Source data:

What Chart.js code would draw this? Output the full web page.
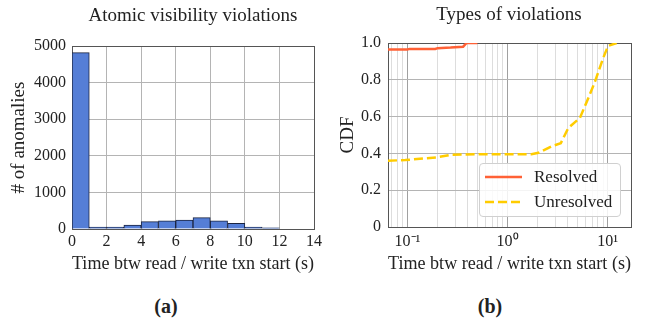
<!DOCTYPE html>
<html>
<head>
<meta charset="utf-8">
<script src="https://cdn.jsdelivr.net/npm/chart.js@4.4.0/dist/chart.umd.min.js"></script>
<style>
  body { margin: 0; background: #fff; width: 652px; height: 324px; position: relative; overflow: hidden;
         font-family: "Liberation Serif", serif; color: #222; }
  .box { position: absolute; top: 0; width: 326px; height: 275px; }
  .ttl { position: absolute; font-size: 19px; white-space: nowrap; transform: translate(-50%, -50%); }
  .sub { position: absolute; font-size: 20px; font-weight: bold; transform: translate(-50%, -50%); }
  .legend { position: absolute; left: 479px; top: 163px; width: 142px; height: 54px; box-sizing: border-box;
            border: 1px solid #d0d0d0; border-radius: 4px; background: rgba(255,255,255,0.85); }
  .row { position: absolute; left: 0; height: 20px; display: flex; align-items: center; font-size: 17px; }
  .row svg { margin-left: 5px; margin-right: 12px; }
</style>
</head>
<body>
<div class="box" style="left:0"><canvas id="histChart" width="326" height="275"></canvas></div>
<div class="box" style="left:326px"><canvas id="cdfChart" width="326" height="275"></canvas></div>

<div class="ttl" style="left:193px; top:15px">Atomic visibility violations</div>
<div class="ttl" style="left:509px; top:14px">Types of violations</div>
<div class="sub" style="left:166px; top:306px">(a)</div>
<div class="sub" style="left:490px; top:306px">(b)</div>

<div class="legend">
  <div class="row" style="top:3px">
    <svg width="37" height="6"><line x1="0" y1="3" x2="37" y2="3" stroke="#ff6136" stroke-width="2.5"/></svg>Resolved
  </div>
  <div class="row" style="top:28px">
    <svg width="37" height="6"><line x1="0" y1="3" x2="37" y2="3" stroke="#ffcc00" stroke-width="2.5" stroke-dasharray="9 4"/></svg>Unresolved
  </div>
</div>

<script>
// histogram (a)
const binStarts = [0, 1, 2, 3, 4, 5, 6, 7, 8, 9, 10, 11, 12, 13];
const binCounts = [4820, 50, 50, 110, 200, 225, 245, 310, 225, 155, 50, 30, 0, 0];

// CDF (b)
const resolvedX = [0.064, 0.1, 0.105, 0.19, 0.2, 0.27, 0.36, 0.39, 0.5];
const resolvedY = [0.965, 0.965, 0.968, 0.968, 0.972, 0.975, 0.98, 1.0, 1.0];
const unresolvedX = [0.064, 0.095, 0.195, 0.275, 0.5, 1.0, 1.73, 2.04, 2.8, 3.4, 4.04, 5.28, 6.4, 7.47, 9.04, 10.1, 12.3];
const unresolvedY = [0.36, 0.364, 0.378, 0.393, 0.395, 0.395, 0.395, 0.403, 0.44, 0.455, 0.538, 0.593, 0.70, 0.79, 0.92, 0.984, 1.0];

const cdfDecades = [0.01, 0.1, 1, 10];
const decadeLabels = ['10\u207B\u00B2', '10\u207B\u00B9', '10\u2070', '10\u00B9'];

Chart.defaults.font.family = "'Liberation Serif', serif";
Chart.defaults.color = '#222';

const gridGrey = '#b4b4b4';
const edgeGrey = '#555';
const tickFont = { size: 16 };
const titleFont = { size: 19 };

new Chart(document.getElementById('histChart'), {
  type: 'bar',
  data: {
    datasets: [{
      data: binStarts.map((s, i) => ({ x: s + 0.5, y: binCounts[i] })),
      backgroundColor: '#557ed6',
      borderColor: '#1b2440',
      borderWidth: 1,
      barPercentage: 1,
      categoryPercentage: 1
    }]
  },
  options: {
    responsive: false,
    animation: false,
    layout: { padding: { top: 46, right: 12, left: 0, bottom: 0 } },
    plugins: { legend: { display: false }, tooltip: { enabled: false } },
    scales: {
      x: {
        type: 'linear', min: 0, max: 14, offset: false,
        ticks: { stepSize: 2, padding: 3, font: tickFont, maxRotation: 0, callback: v => String(v) },
        grid: { offset: false, drawTicks: false, color: c => (c.tick && c.tick.value === 14) ? edgeGrey : gridGrey },
        border: { color: edgeGrey },
        title: { display: true, text: 'Time btw read / write txn start (s)', font: titleFont, padding: { top: 2, bottom: 0 } },
        afterFit: s => { s.height = 46; }
      },
      y: {
        min: 0, max: 5000,
        ticks: { stepSize: 1000, padding: 6, font: tickFont, callback: v => String(v) },
        grid: { drawTicks: false, color: c => (c.tick && c.tick.value === 5000) ? edgeGrey : gridGrey },
        border: { color: edgeGrey },
        title: { display: true, text: '# of anomalies', font: titleFont, padding: { top: 8, bottom: 0 } },
        afterFit: s => { s.width = 72; }
      }
    }
  }
});

const xMin = 0.064, xMax = 17.1;
const isDecade = v => Math.abs(Math.log10(v) - Math.round(Math.log10(v))) < 1e-9;

new Chart(document.getElementById('cdfChart'), {
  type: 'line',
  data: {
    datasets: [
      {
        label: 'Resolved',
        data: resolvedX.map((x, i) => ({ x: x, y: resolvedY[i] })),
        borderColor: '#ff6136', borderWidth: 2.5, pointRadius: 0, tension: 0, fill: false
      },
      {
        label: 'Unresolved',
        data: unresolvedX.map((x, i) => ({ x: x, y: unresolvedY[i] })),
        borderColor: '#ffcc00', borderWidth: 2.5, borderDash: [9, 4], pointRadius: 0, tension: 0, fill: false
      }
    ]
  },
  options: {
    responsive: false,
    animation: false,
    layout: { padding: { top: 43, right: 21, left: 0, bottom: 0 } },
    plugins: { legend: { display: false }, tooltip: { enabled: false } },
    scales: {
      x: {
        type: 'logarithmic', min: xMin, max: xMax,
        afterBuildTicks: s => {
          const vals = [xMin];
          cdfDecades.forEach(d => {
            for (let m = 1; m <= 9; m++) {
              const v = d * m;
              if (v > xMin && v < xMax) vals.push(v);
            }
          });
          vals.push(xMax);
          s.ticks = vals.map(v => ({ value: v }));
        },
        ticks: {
          autoSkip: false, maxRotation: 0, padding: 5, font: tickFont,
          callback: v => {
            const i = cdfDecades.findIndex(d => Math.abs(d - v) < 1e-9);
            return i >= 0 ? decadeLabels[i] : '';
          }
        },
        grid: {
          drawTicks: false,
          color: c => {
            if (!c.tick) return gridGrey;
            const v = c.tick.value;
            if (v === xMax) return edgeGrey;
            if (v === xMin) return 'rgba(0,0,0,0)';
            return isDecade(v) ? '#a0a0a0' : '#dddddd';
          }
        },
        border: { color: edgeGrey },
        title: { display: true, text: 'Time btw read / write txn start (s)', font: titleFont, padding: { top: 1, bottom: 0 } },
        afterFit: s => { s.height = 48; }
      },
      y: {
        min: 0, max: 1,
        ticks: { stepSize: 0.2, padding: 7, font: tickFont, callback: v => v === 0 ? '0' : v.toFixed(1) },
        grid: { drawTicks: false, color: c => (c.tick && c.tick.value === 1) ? edgeGrey : gridGrey },
        border: { color: edgeGrey },
        title: { display: true, text: 'CDF', font: titleFont, padding: { top: 11, bottom: 0 } },
        afterFit: s => { s.width = 62; }
      }
    }
  }
});
</script>
</body>
</html>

Required task: Reproduce the full listing above verbatim, with no pictures included.

Reply:
What Chart.js code would draw this? Output the full web page.
<!DOCTYPE html>
<html>
<head>
<meta charset="utf-8">
<script src="https://cdn.jsdelivr.net/npm/chart.js@4.4.0/dist/chart.umd.min.js"></script>
<style>
  body { margin: 0; background: #fff; width: 652px; height: 324px; position: relative; overflow: hidden;
         font-family: "Liberation Serif", serif; color: #222; }
  .box { position: absolute; top: 0; width: 326px; height: 275px; }
  .ttl { position: absolute; font-size: 19px; white-space: nowrap; transform: translate(-50%, -50%); }
  .sub { position: absolute; font-size: 20px; font-weight: bold; transform: translate(-50%, -50%); }
  .legend { position: absolute; left: 479px; top: 163px; width: 142px; height: 54px; box-sizing: border-box;
            border: 1px solid #d0d0d0; border-radius: 4px; background: rgba(255,255,255,0.85); }
  .row { position: absolute; left: 0; height: 20px; display: flex; align-items: center; font-size: 17px; }
  .row svg { margin-left: 5px; margin-right: 12px; }
</style>
</head>
<body>
<div class="box" style="left:0"><canvas id="histChart" width="326" height="275"></canvas></div>
<div class="box" style="left:326px"><canvas id="cdfChart" width="326" height="275"></canvas></div>

<div class="ttl" style="left:193px; top:15px">Atomic visibility violations</div>
<div class="ttl" style="left:509px; top:14px">Types of violations</div>
<div class="sub" style="left:166px; top:306px">(a)</div>
<div class="sub" style="left:490px; top:306px">(b)</div>

<div class="legend">
  <div class="row" style="top:3px">
    <svg width="37" height="6"><line x1="0" y1="3" x2="37" y2="3" stroke="#ff6136" stroke-width="2.5"/></svg>Resolved
  </div>
  <div class="row" style="top:28px">
    <svg width="37" height="6"><line x1="0" y1="3" x2="37" y2="3" stroke="#ffcc00" stroke-width="2.5" stroke-dasharray="9 4"/></svg>Unresolved
  </div>
</div>

<script>
// histogram (a)
const binStarts = [0, 1, 2, 3, 4, 5, 6, 7, 8, 9, 10, 11, 12, 13];
const binCounts = [4820, 50, 50, 110, 200, 225, 245, 310, 225, 155, 50, 30, 0, 0];

// CDF (b)
const resolvedX = [0.064, 0.1, 0.105, 0.19, 0.2, 0.27, 0.36, 0.39, 0.5];
const resolvedY = [0.965, 0.965, 0.968, 0.968, 0.972, 0.975, 0.98, 1.0, 1.0];
const unresolvedX = [0.064, 0.095, 0.195, 0.275, 0.5, 1.0, 1.73, 2.04, 2.8, 3.4, 4.04, 5.28, 6.4, 7.47, 9.04, 10.1, 12.3];
const unresolvedY = [0.36, 0.364, 0.378, 0.393, 0.395, 0.395, 0.395, 0.403, 0.44, 0.455, 0.538, 0.593, 0.70, 0.79, 0.92, 0.984, 1.0];

const cdfDecades = [0.01, 0.1, 1, 10];
const decadeLabels = ['10\u207B\u00B2', '10\u207B\u00B9', '10\u2070', '10\u00B9'];

Chart.defaults.font.family = "'Liberation Serif', serif";
Chart.defaults.color = '#222';

const gridGrey = '#b4b4b4';
const edgeGrey = '#555';
const tickFont = { size: 16 };
const titleFont = { size: 19 };

new Chart(document.getElementById('histChart'), {
  type: 'bar',
  data: {
    datasets: [{
      data: binStarts.map((s, i) => ({ x: s + 0.5, y: binCounts[i] })),
      backgroundColor: '#557ed6',
      borderColor: '#1b2440',
      borderWidth: 1,
      barPercentage: 1,
      categoryPercentage: 1
    }]
  },
  options: {
    responsive: false,
    animation: false,
    layout: { padding: { top: 46, right: 12, left: 0, bottom: 0 } },
    plugins: { legend: { display: false }, tooltip: { enabled: false } },
    scales: {
      x: {
        type: 'linear', min: 0, max: 14, offset: false,
        ticks: { stepSize: 2, padding: 3, font: tickFont, maxRotation: 0, callback: v => String(v) },
        grid: { offset: false, drawTicks: false, color: c => (c.tick && c.tick.value === 14) ? edgeGrey : gridGrey },
        border: { color: edgeGrey },
        title: { display: true, text: 'Time btw read / write txn start (s)', font: titleFont, padding: { top: 2, bottom: 0 } },
        afterFit: s => { s.height = 46; }
      },
      y: {
        min: 0, max: 5000,
        ticks: { stepSize: 1000, padding: 6, font: tickFont, callback: v => String(v) },
        grid: { drawTicks: false, color: c => (c.tick && c.tick.value === 5000) ? edgeGrey : gridGrey },
        border: { color: edgeGrey },
        title: { display: true, text: '# of anomalies', font: titleFont, padding: { top: 8, bottom: 0 } },
        afterFit: s => { s.width = 72; }
      }
    }
  }
});

const xMin = 0.064, xMax = 17.1;
const isDecade = v => Math.abs(Math.log10(v) - Math.round(Math.log10(v))) < 1e-9;

new Chart(document.getElementById('cdfChart'), {
  type: 'line',
  data: {
    datasets: [
      {
        label: 'Resolved',
        data: resolvedX.map((x, i) => ({ x: x, y: resolvedY[i] })),
        borderColor: '#ff6136', borderWidth: 2.5, pointRadius: 0, tension: 0, fill: false
      },
      {
        label: 'Unresolved',
        data: unresolvedX.map((x, i) => ({ x: x, y: unresolvedY[i] })),
        borderColor: '#ffcc00', borderWidth: 2.5, borderDash: [9, 4], pointRadius: 0, tension: 0, fill: false
      }
    ]
  },
  options: {
    responsive: false,
    animation: false,
    layout: { padding: { top: 43, right: 21, left: 0, bottom: 0 } },
    plugins: { legend: { display: false }, tooltip: { enabled: false } },
    scales: {
      x: {
        type: 'logarithmic', min: xMin, max: xMax,
        afterBuildTicks: s => {
          const vals = [xMin];
          cdfDecades.forEach(d => {
            for (let m = 1; m <= 9; m++) {
              const v = d * m;
              if (v > xMin && v < xMax) vals.push(v);
            }
          });
          vals.push(xMax);
          s.ticks = vals.map(v => ({ value: v }));
        },
        ticks: {
          autoSkip: false, maxRotation: 0, padding: 5, font: tickFont,
          callback: v => {
            const i = cdfDecades.findIndex(d => Math.abs(d - v) < 1e-9);
            return i >= 0 ? decadeLabels[i] : '';
          }
        },
        grid: {
          drawTicks: false,
          color: c => {
            if (!c.tick) return gridGrey;
            const v = c.tick.value;
            if (v === xMax) return edgeGrey;
            if (v === xMin) return 'rgba(0,0,0,0)';
            return isDecade(v) ? '#a0a0a0' : '#dddddd';
          }
        },
        border: { color: edgeGrey },
        title: { display: true, text: 'Time btw read / write txn start (s)', font: titleFont, padding: { top: 1, bottom: 0 } },
        afterFit: s => { s.height = 48; }
      },
      y: {
        min: 0, max: 1,
        ticks: { stepSize: 0.2, padding: 7, font: tickFont, callback: v => v === 0 ? '0' : v.toFixed(1) },
        grid: { drawTicks: false, color: c => (c.tick && c.tick.value === 1) ? edgeGrey : gridGrey },
        border: { color: edgeGrey },
        title: { display: true, text: 'CDF', font: titleFont, padding: { top: 11, bottom: 0 } },
        afterFit: s => { s.width = 62; }
      }
    }
  }
});
</script>
</body>
</html>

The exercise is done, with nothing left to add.